This may be a Can't Unread sort of thing for some people, but... flying in my
dreams is now a source of frustration for me since I noticed that no matter
how "high" I fly, there is always something on the horizon higher than me. If
I fly over this building, another one even taller will be behind it; if I fly
over this tree, another one even taller will be behind it.
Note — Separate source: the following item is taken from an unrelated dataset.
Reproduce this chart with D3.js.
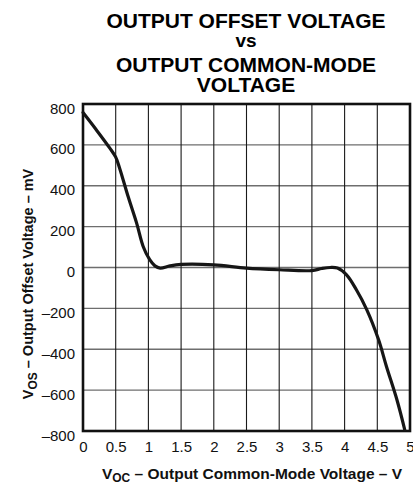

My theory is that dreams, unsurprisingly, come from your own personal
experience and the neural nets you build, and my visual field in real life
_always_ has something above me; buildings, trees, etc. I essentially never
stand on the top of the horizon, let alone personally fly for real in the
cockpit. Consequently, it is essentially impossible for me to dream that I'm
truly flying. (I've managed some exceptions a couple of times, but it's not
reliable.) Real flying is frustrating because seeing it out the side through
this tiny window is not enough visual stimulation to fix the problem; I really
need the cockpit view, preferably during takeoff, and preferably more than
once every few months.

However, as a compensating factor, I appear to have over the years watched
enough Star (Gate/Trek/Wars) and played enough space flight sims that I can be
"in space" with reasonable freedom. I have managed to jump from "the ground",
which is as I described above where something is always above me no matter
what, to "space", by closing my dream eyes and transitioning. It's a risky
move, in the sense that it definitely pushes me closer to just plain waking.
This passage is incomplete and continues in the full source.